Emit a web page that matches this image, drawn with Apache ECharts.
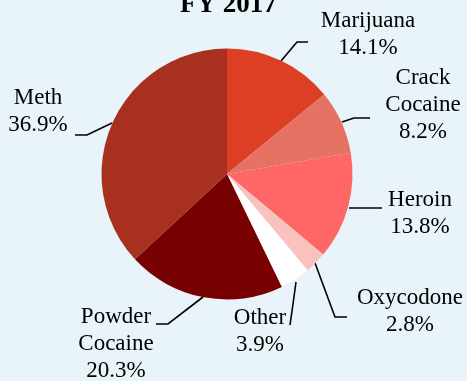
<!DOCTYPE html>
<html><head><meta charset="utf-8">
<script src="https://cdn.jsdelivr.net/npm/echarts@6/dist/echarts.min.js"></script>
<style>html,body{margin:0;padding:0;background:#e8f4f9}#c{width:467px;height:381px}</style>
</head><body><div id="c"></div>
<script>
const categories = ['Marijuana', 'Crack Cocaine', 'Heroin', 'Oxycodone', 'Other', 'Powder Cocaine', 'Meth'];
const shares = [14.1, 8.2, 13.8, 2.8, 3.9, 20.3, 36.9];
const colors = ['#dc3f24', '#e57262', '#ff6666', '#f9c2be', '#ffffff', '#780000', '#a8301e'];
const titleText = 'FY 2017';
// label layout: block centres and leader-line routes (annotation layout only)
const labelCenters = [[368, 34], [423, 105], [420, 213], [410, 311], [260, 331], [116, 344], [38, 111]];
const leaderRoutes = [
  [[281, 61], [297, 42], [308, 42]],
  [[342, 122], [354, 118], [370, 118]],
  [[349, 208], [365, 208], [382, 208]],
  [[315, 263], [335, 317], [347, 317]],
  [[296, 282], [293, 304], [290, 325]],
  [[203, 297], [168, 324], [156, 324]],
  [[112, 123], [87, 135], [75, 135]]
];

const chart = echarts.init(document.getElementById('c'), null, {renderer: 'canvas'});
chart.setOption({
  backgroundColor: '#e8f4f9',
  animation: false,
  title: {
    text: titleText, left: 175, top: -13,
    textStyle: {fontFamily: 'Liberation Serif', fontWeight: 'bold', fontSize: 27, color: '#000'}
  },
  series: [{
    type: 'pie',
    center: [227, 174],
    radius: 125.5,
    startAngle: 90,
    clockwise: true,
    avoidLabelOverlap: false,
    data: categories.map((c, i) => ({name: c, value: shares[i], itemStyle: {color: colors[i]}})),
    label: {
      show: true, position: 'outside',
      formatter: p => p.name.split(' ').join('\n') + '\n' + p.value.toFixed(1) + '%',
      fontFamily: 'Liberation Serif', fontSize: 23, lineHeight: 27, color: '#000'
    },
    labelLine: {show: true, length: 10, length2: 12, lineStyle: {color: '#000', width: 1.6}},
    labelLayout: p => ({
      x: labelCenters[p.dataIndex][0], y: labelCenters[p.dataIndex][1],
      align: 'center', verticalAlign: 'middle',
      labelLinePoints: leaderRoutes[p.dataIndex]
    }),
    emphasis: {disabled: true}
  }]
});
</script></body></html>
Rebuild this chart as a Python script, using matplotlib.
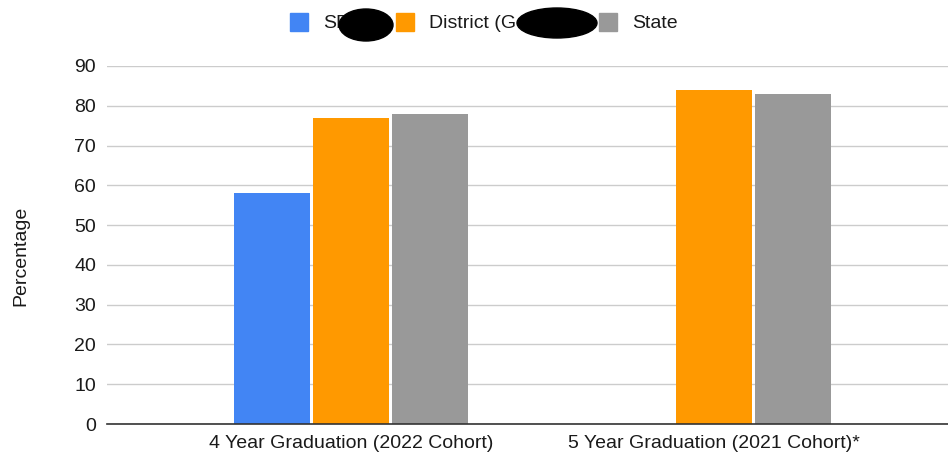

++++++

Check each line above for the word "this", and copy the lines where it appears.

Emit a web page that matches this image, drawn with Apache ECharts.
Rebuild this chart as a Python script, using matplotlib.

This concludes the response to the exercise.